Students create a business plan, hire employees, and make their own signature dish. He brings in local chefs and restaurant managers for the class to present their ideas and receive feedback.
In level two Poindexter builds upon the fundamentals of level one. He teaches proper techniques for preparing meat as well as temperature safety, plating, and balanced meals.
Once students get to levels three and four they start to become more independent. Students have the freedom to plan catering events that take place in the building. On occasion, students plan events outside of school to cater as well. Students are required to plan and prepare their events on a budget. “It’s kind of like their own little business,” Poindexter said.
Poindexter found his love for teaching when he was a student at Monticello High School. He and his best friend would teach percussion at Walton Middle School. “Developing that relationship with those kids, seeing how much they cared, and the impact I could make on them really made me fall in love with teaching.
Despite his passion for teaching, Poindexter was two years into college at PCVV before he realized that teaching was something he wanted to pursue as a career. He regularly baked cakes for family gatherings or events and his parents brought up the idea of culinary school. “I didn’t even really know what culinary school was at the time or that it was something I could do.”
Poindexter decided to attend the Culinary Institute of Virginia.
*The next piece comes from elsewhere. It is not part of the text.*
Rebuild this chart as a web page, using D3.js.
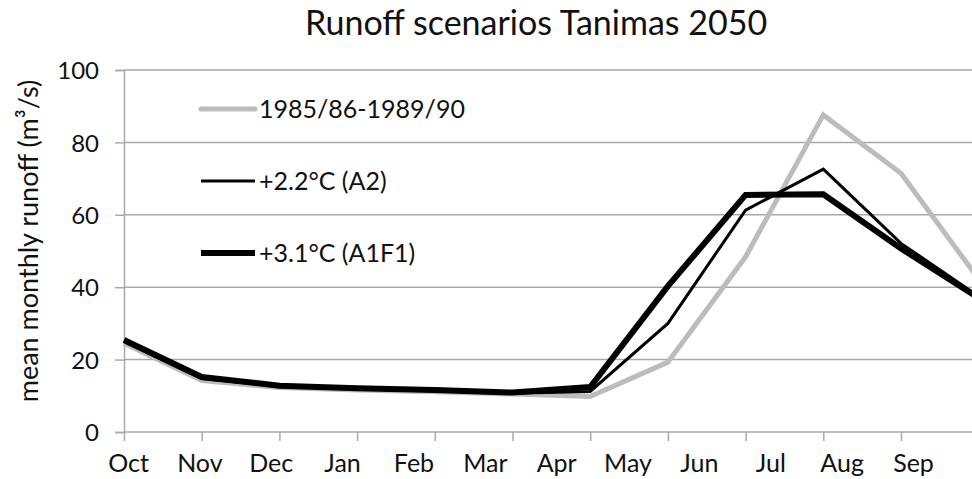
<!DOCTYPE html>
<html>
<head>
<meta charset="utf-8">
<script src="https://cdn.jsdelivr.net/npm/d3@7"></script>
<style>
  body { margin: 0; background: #fff; }
  svg { display: block; font-family: Lato, "Open Sans", sans-serif; }
</style>
</head>
<body>
<svg id="chart" width="972" height="479"></svg>
<script>
// months of the hydrological year (Oct - Sep)
var months = ["Oct", "Nov", "Dec", "Jan", "Feb", "Mar", "Apr", "May", "Jun", "Jul", "Aug", "Sep"];
var yTicks = [0, 20, 40, 60, 80, 100];

// mean monthly runoff, m3/s
var baseline = [24.5, 14.2, 12.3, 11.6, 11.1, 10.5, 9.8, 19.3, 48.4, 87.6, 71.5, 42.2];
var a2 = [25.0, 14.8, 12.6, 11.9, 11.4, 10.7, 11.2, 30.0, 61.3, 72.6, 52.1, 37.5];
var a1f1 = [25.4, 15.2, 12.8, 12.1, 11.6, 10.9, 12.4, 40.3, 65.5, 65.7, 50.7, 37.0];

var seriesNames = ["1985/86-1989/90", "+2.2°C (A2)", "+3.1°C (A1F1)"];
var seriesColors = ["#bcbcbc", "#000", "#000"];
var seriesWidths = [5, 3, 6];
var seriesValues = [baseline, a2, a1f1];

var svg = d3.select("#chart");
var gridColor = "#a9a9a9";

var x = d3.scalePoint().domain(months).range([124, 124 + 11 * 77.7]);
// the month labels in the original sit on their own, tighter spacing
var xLabel = d3.scalePoint().domain(months).range([128, 913]);
var y = d3.scaleLinear().domain([0, 100]).range([432, 70]);

svg.append("text")
  .attr("x", 536).attr("y", 35)
  .attr("text-anchor", "middle")
  .attr("font-size", 34).attr("fill", "#111")
  .text("Runoff scenarios Tanimas 2050");

// gridlines
svg.append("g").selectAll("line").data(yTicks.filter(function(d) { return d > 0; }))
  .enter().append("line")
  .attr("x1", 124).attr("x2", 972)
  .attr("y1", function(d) { return y(d); }).attr("y2", function(d) { return y(d); })
  .attr("stroke", gridColor).attr("stroke-width", 1.5);

// y axis
var yAxis = svg.append("g").attr("transform", "translate(124,0)")
  .call(d3.axisLeft(y).tickValues(yTicks).tickSize(9).tickPadding(16));
yAxis.select(".domain").attr("stroke", gridColor).attr("stroke-width", 1.5);
yAxis.selectAll(".tick line").attr("stroke", gridColor).attr("stroke-width", 1.5);
yAxis.selectAll(".tick text").attr("font-size", 24).attr("fill", "#111")
  .attr("font-family", "Lato, sans-serif").attr("dy", "0.36em");

// x axis: ticks on the data points
var xAxis = svg.append("g").attr("transform", "translate(0,432)")
  .call(d3.axisBottom(x).tickSize(9).tickSizeOuter(0).tickFormat(""));
xAxis.select(".domain").attr("d", "M124,0H972").attr("stroke", gridColor).attr("stroke-width", 1.5);
xAxis.selectAll(".tick line").attr("stroke", gridColor).attr("stroke-width", 1.5);

var xLabels = svg.append("g").attr("transform", "translate(0,432)")
  .call(d3.axisBottom(xLabel).tickSize(0).tickPadding(24));
xLabels.select(".domain").remove();
xLabels.selectAll(".tick text").attr("font-size", 25).attr("fill", "#111")
  .attr("font-family", "Lato, sans-serif").attr("dy", "0.65em");

svg.append("text")
  .attr("transform", "translate(38,241) rotate(-90)")
  .attr("text-anchor", "middle")
  .attr("font-size", 27).attr("fill", "#111")
  .text("mean monthly runoff (m³/s)");

// lines
var line = d3.line()
  .x(function(d, i) { return x(months[i]); })
  .y(function(d) { return y(d); });

svg.append("g").selectAll("path").data(seriesValues)
  .enter().append("path")
  .attr("d", line)
  .attr("fill", "none")
  .attr("stroke", function(d, i) { return seriesColors[i]; })
  .attr("stroke-width", function(d, i) { return seriesWidths[i]; })
  .attr("stroke-linejoin", "miter");

// legend
var legendY = [109, 181, 253];
var legend = svg.append("g").selectAll("g").data(seriesNames)
  .enter().append("g")
  .attr("transform", function(d, i) { return "translate(201," + legendY[i] + ")"; });
legend.append("line")
  .attr("x1", 0).attr("x2", 54)
  .attr("stroke", function(d, i) { return seriesColors[i]; })
  .attr("stroke-width", function(d, i) { return seriesWidths[i]; })
  .attr("stroke-linecap", function(d, i) { return i == 0 ? "round" : "butt"; });
legend.append("text")
  .attr("x", 58).attr("dy", "0.36em")
  .attr("font-size", 25).attr("fill", "#111")
  .text(function(d) { return d; });
</script>
</body>
</html>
At this point, he had decided to be a teacher but still wasn’t sure what positions would be available.
While he was in culinary school, he worked at local restaurants Wild Wing Café, Artisans Bakery, and Bizou before finally achieving his dream of becoming a teacher in 2017. It wasn’t long after finishing culinary school when the perfect opportunity sprung up.
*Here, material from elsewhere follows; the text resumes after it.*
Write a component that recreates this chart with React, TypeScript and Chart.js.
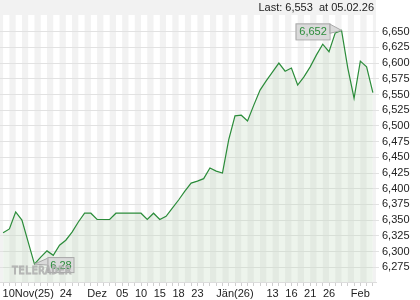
import { useEffect, useRef } from 'react';
import { Chart, registerables } from 'chart.js';
Chart.register(...registerables);

// one value per trading day, 10 Nov 2025 .. 05 Feb 2026
const values = [
  6.330, 6.336, 6.363, 6.350, 6.315, 6.280, 6.291, 6.301, 6.294, 6.310,
  6.318, 6.331, 6.347, 6.361, 6.361, 6.351, 6.351, 6.351, 6.361, 6.361,
  6.361, 6.361, 6.361, 6.351, 6.361, 6.351, 6.356, 6.369, 6.382, 6.396,
  6.409, 6.412, 6.416, 6.433, 6.428, 6.425, 6.478, 6.516, 6.517, 6.508,
  6.533, 6.557, 6.572, 6.586, 6.600, 6.587, 6.592, 6.565, 6.578, 6.594,
  6.613, 6.630, 6.618, 6.648, 6.652, 6.592, 6.544, 6.603, 6.594, 6.553,
];
const tickIndex = [4, 10, 15, 19, 22, 25, 28, 31, 37, 43, 46, 49, 52, 57];
const tickText = ['10Nov(25)', '24', 'Dez', '05', '10', '15', '18', '23', 'Jän(26)', '13', '16', '21', '26', 'Feb'];
const yTicks = [6.275, 6.3, 6.325, 6.35, 6.375, 6.4, 6.425, 6.45, 6.475, 6.5, 6.525, 6.55, 6.575, 6.6, 6.625, 6.65];
const lastDate = '05.02.26';

const fmt = (v: number) => v.toFixed(3).replace('.', ',');
const fmtShort = (v: number) => v.toFixed(3).replace(/0+$/, '').replace('.', ',');

const FONT = '"Liberation Sans", Arial, sans-serif';
const GREEN = '#2b8c3a';

export default function App() {
  const ref = useRef<HTMLCanvasElement | null>(null);
  useEffect(() => {
    if (!ref.current) return;
    Chart.defaults.font.family = FONT;
    const bg = {
      id: 'bg',
      beforeDraw(chart: any) {
        const { ctx, chartArea: a, scales } = chart;
        const xs = scales.x;
        ctx.save();
        ctx.fillStyle = '#f2f2f2';
        ctx.fillRect(0, 0, a.right, a.bottom);
        ctx.fillStyle = '#ffffff';
        for (let k = 0; k < values.length - 1; k += 2) {
          const x0 = xs.getPixelForValue(k);
          const x1 = xs.getPixelForValue(k + 1);
          ctx.fillRect(x0, a.top, x1 - x0, a.bottom - a.top);
        }
        ctx.restore();
      },
    };
    const deco = {
      id: 'deco',
      afterDatasetsDraw(chart: any) {
        const { ctx, chartArea: a, scales } = chart;
        const xs = scales.x, ys = scales.y;
        ctx.save();
        // header
        ctx.font = '11px ' + FONT;
        ctx.fillStyle = '#222';
        ctx.textAlign = 'right';
        ctx.textBaseline = 'alphabetic';
        ctx.fillText('Last: ' + fmt(values[values.length - 1]) + '  at ' + lastDate, a.right - 2, 11);

        const maxV = Math.max(...values), minV = Math.min(...values);
        const iMax = values.indexOf(maxV), iMin = values.indexOf(minV);
        const drawBox = (l: number, t: number, w: number, h: number, pts: number[][], text: string) => {
          ctx.beginPath();
          ctx.moveTo(pts[0][0], pts[0][1]);
          for (let i = 1; i < pts.length; i++) ctx.lineTo(pts[i][0], pts[i][1]);
          ctx.closePath();
          ctx.fillStyle = '#dadada';
          ctx.fill();
          ctx.strokeStyle = '#a8a8a8';
          ctx.lineWidth = 1;
          ctx.stroke();
          ctx.fillStyle = '#dadada';
          ctx.fillRect(l, t, w, h);
          ctx.strokeRect(l + 0.5, t + 0.5, w, h);
          ctx.fillStyle = GREEN;
          ctx.font = '11px ' + FONT;
          ctx.textAlign = 'center';
          ctx.textBaseline = 'middle';
          ctx.fillText(text, l + w / 2 + 0.5, t + h / 2 + 1);
        };
        // max label
        const px = xs.getPixelForValue(iMax), py = ys.getPixelForValue(maxV);
        const bw = 34, bh = 16;
        const bl = px - 12 - bw, bt = py - 7;
        drawBox(bl, bt, bw, bh, [[bl + bw, bt + 0.5], [px, py], [bl + bw, bt + 10]], fmt(maxV));
        // min label
        const qx = xs.getPixelForValue(iMin), qy = ys.getPixelForValue(minV);
        const cw = 26, ch = 15;
        const cl = qx + 13, ct = qy - 7;
        drawBox(cl, ct, cw, ch, [[cl + 0.5, ct + 1], [qx, qy], [cl + 0.5, ct + 8]], fmtShort(minV));
        // watermark
        ctx.font = '10px "DejaVu Sans Mono", monospace';
        (ctx as any).letterSpacing = '0.6px';
        ctx.textAlign = 'left';
        ctx.textBaseline = 'alphabetic';
        ctx.lineWidth = 1;
        ctx.strokeStyle = 'rgba(160,160,160,0.75)';
        ctx.fillStyle = 'rgba(255,255,255,0.7)';
        ctx.fillText('TELERADER', 12, a.bottom - 8);
        ctx.strokeText('TELERADER', 12, a.bottom - 8);
        ctx.restore();
      },
    };
    const chart = new Chart(ref.current, {
      type: 'line',
      data: {
        datasets: [
          {
            data: values.map((v, i) => ({ x: i, y: v })),
            borderColor: GREEN,
            borderWidth: 1.2,
            backgroundColor: 'rgba(190,215,185,0.28)',
            fill: 'start',
            pointRadius: 0,
            tension: 0,
          },
        ],
      },
      options: {
        animation: false,
        responsive: false,
        layout: { padding: { top: 15, left: 0, right: 0, bottom: 0 } },
        plugins: { legend: { display: false }, tooltip: { enabled: false }, title: { display: false } },
        scales: {
          x: {
            type: 'linear',
            min: -0.5,
            max: values.length - 0.5,
            afterBuildTicks: (s: any) => {
              s.ticks = values.map((_, i) => ({ value: i }));
            },
            afterFit: (s: any) => {
              s.height = 18;
            },
            ticks: {
              autoSkip: false,
              maxRotation: 0,
              minRotation: 0,
              padding: 1,
              color: '#222',
              font: { size: 11 },
              callback: (v: any) => {
                const k = tickIndex.indexOf(v);
                return k >= 0 ? tickText[k] : '';
              },
            },
            grid: { drawOnChartArea: false, drawTicks: true, tickLength: 4, color: '#cfcfcf' },
            border: { display: true, color: '#dddddd' },
          },
          y: {
            position: 'right',
            min: 6.2515,
            max: 6.6765,
            afterBuildTicks: (s: any) => {
              s.ticks = yTicks.map((v) => ({ value: v }));
            },
            afterFit: (s: any) => {
              s.width = 44;
            },
            ticks: {
              padding: 3,
              color: '#222',
              font: { size: 11 },
              callback: (v: any) => fmt(Number(v)),
            },
            grid: { color: '#e2e2e2', tickLength: 3 },
            border: { display: false },
          },
        },
      },
      plugins: [bg, deco],
    } as any);
    return () => chart.destroy();
  }, []);
  return (
    <div style={{ position: 'fixed', left: 0, top: 0, width: 420, height: 300, background: '#fff' }}>
      <canvas ref={ref} width={420} height={300} />
    </div>
  );
}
Poindexter dove into the education system head first, not only as the culinary teacher at AHS, but as the instructor for a combined Monticello/AHS percussion ensemble. “I write the music, drills, and design their show as well.”
Poindexter’s love for music grew at a young age. As a kid, he used to drum on everything. “My mom had to do something about it so she signed me up for drum lessons.” He’s been playing drums since he was 10 and played all the way through high school. In his junior year of high school, he started singing in choir and eventually in the Monticello musicals, performing Fame and Hairspray.
Outside of being a percussion director and teaching, he loves hanging out with friends and coworkers. He’ll go watch drag racing or meet them downtown for dinner. His favorite restaurants to meet them at are either the Bizou or Crush Pad.
Along with the many things Poindexter enjoys outside of school, he loves drag racing. He discovered drag racing before music since his family was involved, including his brother, grandfather, aunt, and uncle. He received his first race car at the age of nine and raced until he was 18. He no longer drag races but still enjoys watching it with his friends and family.
Poindexter has now been at AHS for five years and continues to positively impact his students and the community around him. Funny, relatable, and charismatic are three main characteristics Poindexter’s students used to describe him. His impact is sure to grow in new years to come at Albemarle.